À l’horizon 2012, Emirates alignera 151 gros-porteurs d’une capacité de 33 millions de passagers par an. D’où l’extension du hub de Dubaï, qui pourra accueillir, à partir de 2010, 70 millions de voyageurs, une capacité supérieure à celle de Londres-Heathrow. Au total, le carnet de commandes d’Emirates représente 30 milliards de dollars pour 97 appareils, à raison d’une livraison par mois pendant huit ans, dont 30 Boeing B-777-300, 20 Airbus A-340-600 et 45 A-380, soit 30 % du carnet de commandes d’Airbus ! « L’A-380 offrira à Emirates le coût opérationnel le moins élevé de l’industrie », résume Ahmed Al Maktoum, la consommation en kérosène devant être inférieure à trois litres par passager aux 100 km.
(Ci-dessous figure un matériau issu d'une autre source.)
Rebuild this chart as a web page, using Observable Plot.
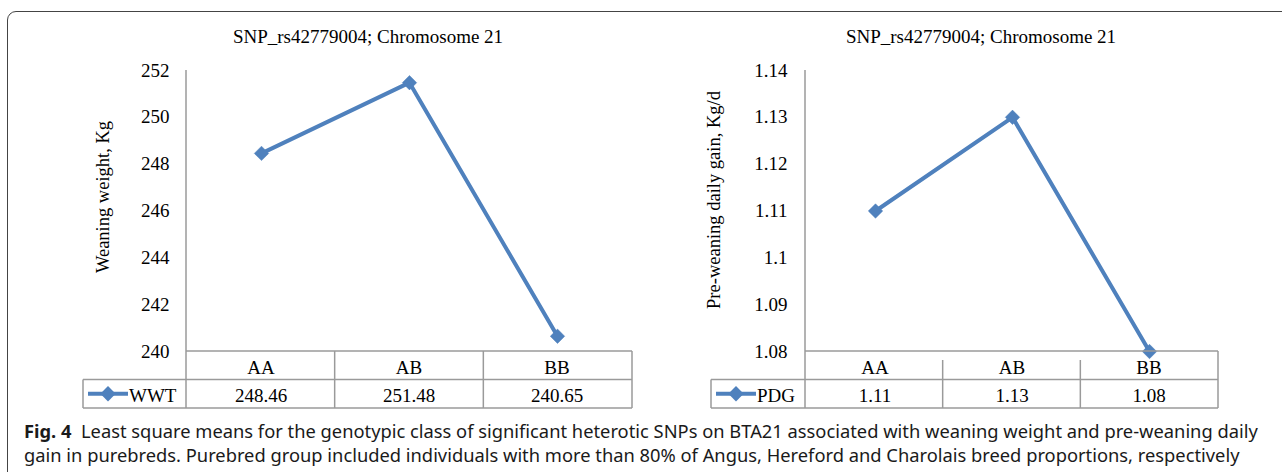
<!DOCTYPE html>
<html>
<head>
<meta charset="utf-8">
<script src="https://cdn.jsdelivr.net/npm/d3@7"></script>
<script src="https://cdn.jsdelivr.net/npm/@observablehq/plot@0.6"></script>
<style>
  html, body { margin: 0; padding: 0; background: #fff; }
  #page { position: relative; width: 1282px; height: 472px; overflow: hidden; background: #fff; }
  #frame { position: absolute; left: 7px; top: 11px; width: 1400px; height: 600px;
           border: 1.5px solid #444; border-radius: 9px; box-sizing: border-box; }
  .chart { position: absolute; top: 0; }
  #caption { position: absolute; left: 24px; top: 419px; font-family: "Noto Sans", "Open Sans", sans-serif;
             font-size: 16px; line-height: 24px; color: #1a1a1a; white-space: nowrap; }
  #caption b { font-weight: 700; }
</style>
</head>
<body>
<div id="page">
  <div id="frame"></div>
  <div id="left" class="chart" style="left:0px"></div>
  <div id="right" class="chart" style="left:640px"></div>
  <div id="caption"><span id="cap1"><b>Fig. 4</b>&nbsp; Least square means for the genotypic class of significant heterotic SNPs on BTA21 associated with weaning weight and pre-weaning daily</span><br><span id="cap2">gain in purebreds. Purebred group included individuals with more than 80% of Angus, Hereford and Charolais breed proportions, respectively</span></div>
</div>
<script>
// ---- data ----
const categories = ["AA", "AB", "BB"];
const wwtValues = [248.46, 251.48, 240.65];
const pdgValues = [1.11, 1.13, 1.08];
const wwtTicks = [240, 242, 244, 246, 248, 250, 252];
const pdgTicks = [1.08, 1.09, 1.10, 1.11, 1.12, 1.13, 1.14];
const chartTitle = "SNP_rs42779004; Chromosome 21";
const wwtLabel = "Weaning weight, Kg";
const pdgLabel = "Pre-weaning daily gain, Kg/d";
const wwtSeries = "WWT";
const pdgSeries = "PDG";

const BLUE = "#4F81BD";
const GRID = "#9a9a9a";
const SERIF = "'Liberation Serif', 'Times New Roman', serif";

function makeChart(cfg) {
  const data = categories.map((c, i) => ({cat: c, v: cfg.values[i]}));
  const H = 420, mTop = 70, mBottom = 69;
  const plot = Plot.plot({
    width: cfg.width, height: H,
    marginLeft: cfg.marginLeft, marginRight: cfg.marginRight,
    marginTop: mTop, marginBottom: mBottom,
    style: {fontFamily: SERIF, fontSize: "19px", color: "#000", background: "transparent", overflow: "visible"},
    x: {type: "point", domain: categories, padding: 0.5, axis: null},
    y: {domain: [cfg.ticks[0], cfg.ticks[cfg.ticks.length - 1]], axis: null},
    marks: [
      Plot.axisY({ticks: cfg.ticks, tickSize: 0, tickPadding: cfg.tickPadding, tickFormat: cfg.fmt,
                  label: null, fontSize: 19, fontFamily: SERIF}),
      Plot.line(data, {x: "cat", y: "v", stroke: BLUE, strokeWidth: 4, strokeLinejoin: "round"}),
      Plot.dot(data, {x: "cat", y: "v", symbol: "diamond2", r: 6.5, fill: BLUE, stroke: BLUE, strokeWidth: 0.5})
    ]
  });
  const svg = d3.select(plot);
  const xs = plot.scale("x");
  const ys = plot.scale("y");
  const x0 = xs.range[0], x1 = xs.range[1];
  const yTop = ys.range[1], yBot = ys.range[0];
  const colW = (x1 - x0) / categories.length;
  const rowH = 28.5;
  const r1 = yBot + rowH, r2 = yBot + 2 * rowH;
  const g = svg.append("g").attr("fill", "none").attr("stroke", GRID).attr("stroke-width", 1.5);
  // y axis line
  g.append("line").attr("x1", x0).attr("x2", x0).attr("y1", yTop).attr("y2", r2);
  // table horizontal lines
  g.append("line").attr("x1", x0).attr("x2", x1).attr("y1", yBot).attr("y2", yBot);
  g.append("line").attr("x1", cfg.legendLeft).attr("x2", x1).attr("y1", r1).attr("y2", r1);
  g.append("line").attr("x1", cfg.legendLeft).attr("x2", x1).attr("y1", r2).attr("y2", r2);
  // verticals
  g.append("line").attr("x1", cfg.legendLeft).attr("x2", cfg.legendLeft).attr("y1", r1).attr("y2", r2);
  g.append("line").attr("x1", x1).attr("x2", x1).attr("y1", yBot).attr("y2", r2);
  for (let i = 1; i < categories.length; i++) {
    const xx = x0 + i * colW;
    g.append("line").attr("x1", xx).attr("x2", xx).attr("y1", yBot + cfg.headerGap).attr("y2", r2);
  }
  const t = svg.append("g").attr("font-family", SERIF).attr("font-size", 19).attr("fill", "#000").attr("text-anchor", "middle");
  categories.forEach((c, i) => {
    const cx = xs.apply(c);
    t.append("text").attr("x", cx).attr("y", yBot + 23).text(c);
    t.append("text").attr("x", cx).attr("y", r1 + 22).text(cfg.values[i].toFixed(2));
  });
  // legend in table
  const ly = r1 + rowH / 2;
  svg.append("line").attr("x1", cfg.legendLeft + 5).attr("x2", cfg.legendLeft + 45).attr("y1", ly).attr("y2", ly)
     .attr("stroke", BLUE).attr("stroke-width", 4);
  svg.append("path").attr("d", d3.symbol(d3.symbolDiamond2, 150)())
     .attr("transform", `translate(${cfg.legendLeft + 25},${ly})`).attr("fill", BLUE);
  t.append("text").attr("x", cfg.legendLeft + 46).attr("y", r1 + 22).attr("text-anchor", "start").text(cfg.series);
  // title
  t.append("text").attr("x", cfg.titleX).attr("y", 43).attr("font-size", 19).text(chartTitle);
  // y label
  t.append("text").attr("transform", `translate(${cfg.labelX},${cfg.labelY}) rotate(-90)`)
   .attr("dy", "0.35em").attr("font-size", 18.5).text(cfg.label);
  return plot;
}

const fmt = d => String(+d.toFixed(2));

document.getElementById("left").appendChild(makeChart({
  values: wwtValues, ticks: wwtTicks, fmt, series: wwtSeries, label: wwtLabel,
  width: 640, marginLeft: 186, marginRight: 8, tickPadding: 17,
  legendLeft: 83, headerGap: 0, titleX: 368, labelX: 103, labelY: 197
}));
document.getElementById("right").appendChild(makeChart({
  values: pdgValues, ticks: pdgTicks, fmt, series: pdgSeries, label: pdgLabel,
  width: 642, marginLeft: 165, marginRight: 64, tickPadding: 18,
  legendLeft: 71, headerGap: 9, titleX: 341, labelX: 74, labelY: 200
}));

// fit caption first line to the reference width
const cap = document.getElementById("caption");
const c1 = document.getElementById("cap1");
const target = 1234;
const w = c1.getBoundingClientRect().width;
cap.style.fontSize = (16 * target / w).toFixed(2) + "px";
</script>
</body>
</html>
L’A-380 est conçu pour de gigantesques hubs, alors que les aéroports sont saturés, et les créneaux de décollage de plus en plus rares. Un modèle que conteste Boeing, qui, avec le lancement du B-787 Dreamliner, mise sur des liaisons directes « point à point » avec un avion de 260 places d’une autonomie de 15 000 km. Mais ce débat semble déjà dépassé. Selon le Sunday Times, Emirates pourrait annoncer, en juin, au salon du Bourget, une commande de 50 Airbus A-350, le moyen-porteur à long rayon d’action concurrent du B-787, pour remplacer ses 33 A-330. Pour financer ces nouvelles commandes – 6 milliards de dollars au prix catalogue -, Ahmed Al Maktoum envisage de mettre en Bourse jusqu’à 49 % du capital d’Emirates. De quoi lui permettre de « devenir le premier hub mondial long-courrier reliant les États-Unis au reste du monde avec une seule escale à Dubaï », résument les analystes de JP Morgan.